E Guglielmo di Saint Thierry, nella sua epistola d’oro, esortava i certosini di Mont Dieu: “Non siate negligenti; non vi trascurate. Vi attende un lungo cammino, perché la vostra professione è altissima. Penetra nei cieli. Eguaglia quella degli angeli; E simile alla purezza angelica”. In che cosa consiste esattamente questa professione dei monaci? Dei cristiani che corrono dietro la perfezione angelica? Prosegue la celebre lettera: “Agli altri compete servire Dio, e a voi unirvi a Lui. Agli altri spetta credere in Dio, conoscerlo, amarlo e temerlo, ma a noi godere di Lui, capirlo, possederlo”. 

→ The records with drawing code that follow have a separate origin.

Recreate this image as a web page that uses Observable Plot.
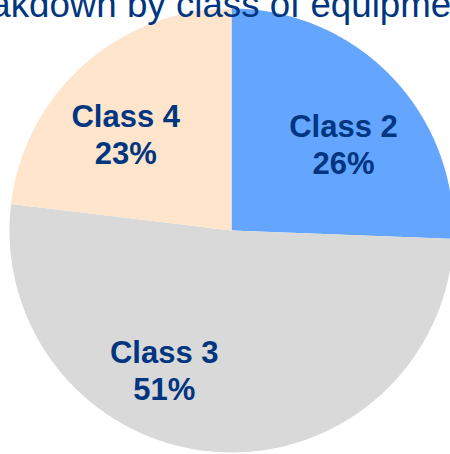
<!DOCTYPE html>
<html>
<head>
<meta charset="utf-8">
<script src="https://cdn.jsdelivr.net/npm/d3@7"></script>
<script src="https://cdn.jsdelivr.net/npm/@observablehq/plot@0.6"></script>
<style>
  html, body { margin: 0; padding: 0; background: #fff; overflow: hidden; }
  #chart svg { display: block; }
</style>
</head>
<body>
<div id="chart"></div>
<script>
// ---- data ----
const title = "Breakdown by class of equipment";
const categories = ["Class 2", "Class 3", "Class 4"];
const shares = [25.6, 51.3, 23.1];          // percent of total, clockwise from 12 o'clock
const shareLabels = ["26%", "51%", "23%"];

// ---- style / layout ----
const colors = ["#63A5FF", "#D9D9D9", "#FEE5CC"];
const textColor = "#003580";
const labelNudge = [[8, 13], [-56, -5], [-10, 11]]; // px nudges like Excel "best fit"

// build slice polygons from data
const pie = d3.pie().sort(null).value(d => d.value)(
  categories.map((c, i) => ({name: c, value: shares[i], label: shareLabels[i], i}))
);
const pts = [];
for (const s of pie) {
  const steps = Math.max(2, Math.ceil((s.endAngle - s.startAngle) / 0.005));
  pts.push({name: s.data.name, x: 0, y: 0});
  for (let k = 0; k <= steps; k++) {
    const a = s.startAngle + (s.endAngle - s.startAngle) * k / steps;
    pts.push({name: s.data.name, x: Math.sin(a), y: Math.cos(a)});
  }
}
const labels = pie.map(s => {
  const a = (s.startAngle + s.endAngle) / 2;
  return {
    text: s.data.name + "\n" + s.data.label,
    x: 0.65 * Math.sin(a), y: 0.65 * Math.cos(a),
    dx: labelNudge[s.data.i][0], dy: labelNudge[s.data.i][1]
  };
});

const font = "'Liberation Sans', Arial, Helvetica, sans-serif";
const chart = Plot.plot({
  width: 450,
  height: 454,
  margin: 0,
  style: {fontFamily: font, background: "#fff"},
  x: {domain: [-1, 1], range: [9, 453], axis: null},
  y: {domain: [-1, 1], range: [452, 8], axis: null},
  color: {domain: categories, range: colors},
  marks: [
    Plot.line(pts, {x: "x", y: "y", z: "name", fill: "name", stroke: null, curve: "linear-closed"}),
    ...labels.map(l => Plot.text([l], {
      x: "x", y: "y", text: "text", dx: l.dx, dy: l.dy,
      fill: textColor, fontSize: 31, fontWeight: "bold", lineHeight: 1.2,
      textAnchor: "middle", lineAnchor: "middle"
    })),
    Plot.text([title], {
      frameAnchor: "top", text: d => d, dx: -18, dy: 5,
      fill: textColor, fontSize: 36.7, textAnchor: "middle", lineAnchor: "middle"
    })
  ]
});
document.getElementById("chart").appendChild(chart);
</script>
</body>
</html>
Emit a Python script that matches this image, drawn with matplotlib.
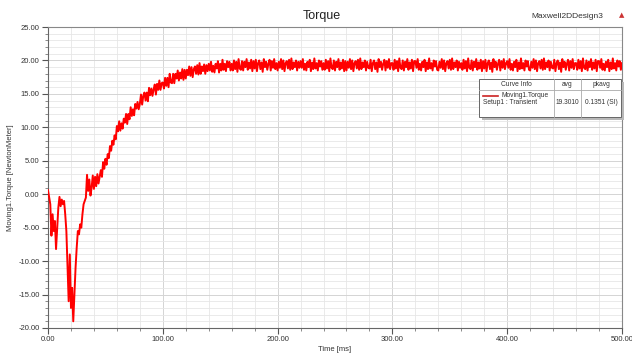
import numpy as np
import matplotlib
matplotlib.use("Agg")
import matplotlib.pyplot as plt
from matplotlib.ticker import MultipleLocator, FormatStrFormatter
from matplotlib.patches import Rectangle
from matplotlib.lines import Line2D

plt.rcParams['font.family'] = ['Liberation Sans', 'DejaVu Sans']

# Time axis [ms], 1 ms samples
time_ms = np.arange(0, 501, 1)

# 0 - 59 ms : start-up transient
torque_startup = [
    0.6, -0.5, -1.5, -6.2, -3.0, -5.5, -4.0, -8.2, -5.0, -2.0,
    -0.4, -1.8, -0.8, -1.5, -1.0, -3.0, -5.5, -11.0, -16.0, -9.0,
    -17.0, -14.0, -19.0, -15.0, -11.0, -8.0, -5.5, -6.0, -4.5, -5.0,
    -3.0, -1.5, -1.0, -0.5, 2.9, 0.5, 2.2, -0.2, 1.0, 2.8,
    0.8, 2.6, 1.2, 3.0, 1.6, 2.6, 3.6, 2.6, 4.8, 3.8,
    5.3, 4.4, 6.0, 5.4, 7.2, 6.5, 8.0, 7.4, 8.8, 8.2,
]

# 60 - 179 ms : rise towards steady state
torque_rise = [
    10.2, 9.4, 10.9, 9.5, 10.6, 9.8, 11.3, 10.7, 12.0, 10.5, 12.0, 11.2, 13.0, 11.7, 12.7, 11.8, 13.5, 12.8, 13.8, 12.7,
    13.5, 14.9, 13.4, 14.7, 15.2, 14.0, 15.2, 13.9, 15.9, 14.8, 15.8, 14.7, 15.7, 16.4, 14.9, 16.5, 15.6, 17.0, 15.6, 16.6,
    16.7, 15.8, 17.4, 16.2, 17.4, 16.0, 18.0, 16.7, 16.6, 18.0, 16.6, 18.0, 17.3, 18.5, 17.0, 18.2, 17.3, 18.7, 17.1, 18.6,
    17.3, 18.6, 17.8, 19.1, 17.7, 19.0, 17.5, 18.7, 19.1, 18.0, 19.3, 17.9, 19.6, 18.0, 19.1, 18.4, 19.4, 18.0, 19.3, 18.4,
    19.5, 18.5, 19.8, 18.3, 19.2, 18.2, 19.5, 18.8, 19.9, 18.2, 19.5, 18.5, 20.1, 18.6, 19.5, 18.4, 19.9, 19.0, 19.8, 18.5,
    19.5, 18.5, 20.0, 18.7, 19.8, 18.3, 20.2, 18.8, 18.6, 19.9, 18.5, 19.8, 19.0, 20.2, 18.6, 19.7, 18.8, 20.1, 18.4, 19.9,
]

# 180 - 500 ms : steady state ripple (20 ms blocks)
steady_a = [19.9, 18.9, 20.2, 18.6, 19.5, 18.5, 19.8, 19.0, 20.1, 18.4, 19.7, 18.7, 20.3, 18.8, 19.6, 18.5, 20.0, 19.1, 19.9, 18.6]
steady_b = [18.8, 20.1, 18.4, 19.6, 20.0, 18.7, 19.7, 18.3, 20.2, 19.0, 19.8, 18.6, 19.5, 20.1, 18.5, 19.9, 18.9, 20.2, 18.7, 19.6]
steady_c = [19.6, 18.6, 20.1, 18.8, 19.9, 18.4, 20.3, 18.9, 18.7, 20.0, 18.5, 19.8, 19.0, 20.2, 18.6, 19.7, 18.8, 20.1, 18.4, 19.9]
steady_d = [18.5, 19.8, 18.9, 20.2, 18.7, 20.0, 18.4, 19.6, 19.9, 18.8, 20.1, 18.6, 20.3, 18.7, 19.7, 19.0, 20.0, 18.5, 19.8, 18.9]
steady_end = [19.6]

series_name = "Moving1.Torque"
setup_name = "Setup1 : Transient"
avg_text = "19.3010"
pkavg_text = "0.1351 (SI)"

torque = np.array(
    torque_startup + torque_rise
    + steady_b + steady_d + steady_a + steady_c
    + steady_d + steady_b + steady_c + steady_a
    + steady_d + steady_c + steady_b + steady_a
    + steady_d + steady_b + steady_c + steady_a
    + steady_end
)

W, H = 632, 354
fig = plt.figure(figsize=(W / 100, H / 100), dpi=100)
ax = fig.add_axes([48 / W, 1 - 328 / H, (622 - 48) / W, (328 - 27) / H])

ax.plot(time_ms, torque, color='#ff0000', lw=1.4, zorder=3)

ax.set_xlim(0, 500)
ax.set_ylim(-20, 25)
ax.xaxis.set_major_locator(MultipleLocator(100))
ax.xaxis.set_minor_locator(MultipleLocator(20))
ax.yaxis.set_major_locator(MultipleLocator(5))
ax.yaxis.set_minor_locator(MultipleLocator(1))
ax.xaxis.set_major_formatter(FormatStrFormatter('%.2f'))
ax.yaxis.set_major_formatter(FormatStrFormatter('%.2f'))

ax.grid(which='major', color='#d4d4d4', lw=0.7)
ax.grid(which='minor', color='#e6e6e6', lw=0.6)
ax.set_axisbelow(True)

ax.tick_params(which='major', direction='out', length=4, width=0.8,
               colors='#555555', labelsize=5.5, labelcolor='#333333', pad=2)
ax.tick_params(which='minor', direction='out', length=2, width=0.6, colors='#777777')
for s in ['left', 'bottom']:
    ax.spines[s].set_color('#666666')
    ax.spines[s].set_linewidth(0.8)
for s in ['top', 'right']:
    ax.spines[s].set_color('#888888')
    ax.spines[s].set_linewidth(0.8)

ax.set_xlabel("Time [ms]", fontsize=5.5, color='#333333', labelpad=2)
ax.set_ylabel("Moving1.Torque [NewtonMeter]", fontsize=5.5, color='#333333', labelpad=3)

fig.text(322 / W, 1 - 16 / H, "Torque", ha='center', va='center', fontsize=9, color='#222222')
fig.text(603 / W, 1 - 16 / H, "Maxwell2DDesign3", ha='right', va='center', fontsize=6, color='#333333')
fig.text(622 / W, 1 - 15 / H, "\u25B2", ha='center', va='center', fontsize=5, color='#cc3333',
         family=['DejaVu Sans'])

# Curve info table (pixel coordinates of the figure)
def px(x, y):
    return x / W, 1 - y / H

bx0, by0, bx1, by1 = 479, 79, 621, 117
fig.patches.append(Rectangle(px(bx0 + 3, by1 + 3), (bx1 - bx0) / W, (by1 - by0) / H,
                             transform=fig.transFigure, facecolor='#b8b8b8', edgecolor='none', zorder=4))
fig.patches.append(Rectangle(px(bx0, by1), (bx1 - bx0) / W, (by1 - by0) / H,
                             transform=fig.transFigure, facecolor='white', edgecolor='#666666',
                             lw=0.7, zorder=5))
for xx in [554, 581]:
    fig.lines.append(Line2D([xx / W, xx / W], [1 - by0 / H, 1 - by1 / H], transform=fig.transFigure,
                            color='#aaaaaa', lw=0.6, zorder=6))
fig.lines.append(Line2D([bx0 / W, bx1 / W], [1 - 90 / H, 1 - 90 / H], transform=fig.transFigure,
                        color='#aaaaaa', lw=0.6, zorder=6))
fs = 4.8
fig.text(*px(516, 85), "Curve Info", ha='center', va='center', fontsize=fs, color='#333333', zorder=7)
fig.text(*px(567.5, 85), "avg", ha='center', va='center', fontsize=fs, color='#333333', zorder=7)
fig.text(*px(601, 85), "pkavg", ha='center', va='center', fontsize=fs, color='#333333', zorder=7)
fig.lines.append(Line2D([483 / W, 498 / W], [1 - 96 / H, 1 - 96 / H], transform=fig.transFigure,
                        color='#cc2222', lw=1.2, zorder=7))
fig.text(*px(501, 95.5), series_name, ha='left', va='center', fontsize=fs, color='#333333', zorder=7)
fig.text(*px(483, 103), setup_name, ha='left', va='center', fontsize=fs, color='#333333', zorder=7)
fig.text(*px(567.5, 103), avg_text, ha='center', va='center', fontsize=fs, color='#333333', zorder=7)
fig.text(*px(601, 103), pkavg_text, ha='center', va='center', fontsize=fs, color='#333333', zorder=7)

fig.savefig("out.png", dpi=100)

E’ tale l’insegnamento della tradizione benedettina. Angeli e monaci si somigliano per la contemplazione che gli uni e gli altri possiedono, anche se a livelli molto diversi. Gli angeli sono i modelli dei monaci nella scienza dell’orazione e della contemplazione. La vita contemplativa dell’uomo deve essere il riflesso fedele di quella degli spiriti celesti. E’ da qui che l’uomo deve tener presente a tutte le ore “dove sono [gli angeli], come sono, che fanno, cosa vedono, cosa ascoltano, cosa desiderano, che sperano”, e imitarli in tutto.

SAINT
Guglielmo di Saint-Thierry e Bernardo di Chiaravalle

Monaco cirstercense e mistico del XII secolo, Guglielmo di Saint-Thierry incontrò Bernardo di Chiaravalle per la prima volta verso il 1120. Nacque tra i due uomini una profonda amicizia che sarebbe durata per tutta la vita. Guglielmo avrebbe voluto vivere a Chiaravalle con Bernardo, ma Bernardo ritenne che suo dovere fosse dirigere le anime che la Provvidenza gli aveva affidato. A partire dal 1140, Guglielmo scrisse la prima parte della vita di san Bernardo, completata da Arnaud de Bonneval e da Goffredo di Chiaravalle.

San Bernardo

Questo significa condurre vita angelica sulla terra. San Bernardo chiama “morte di angeli” questa fedele imitazione degli spiriti celesti. “Magari! Che la mia anima morisse come morte di angeli” – esclama il santo – “dimenticarsi del pensiero del presente, di spogliarsi non solo dell’amore, ma anche delle stesse immagini dei beni inferiori e corporali, per non avere più rapporti, se non con quelle la cui purezza desidero imitare! La contemplazione consiste solamente, o almeno principalmente, in questa estasi. Poiché non adoperarsi in questa vita per amore delle cose della vita, è effetto della virtù umana; però non distrarsi nella contemplazione per le immagini dei corpi, è proprio di una purezza angelica”.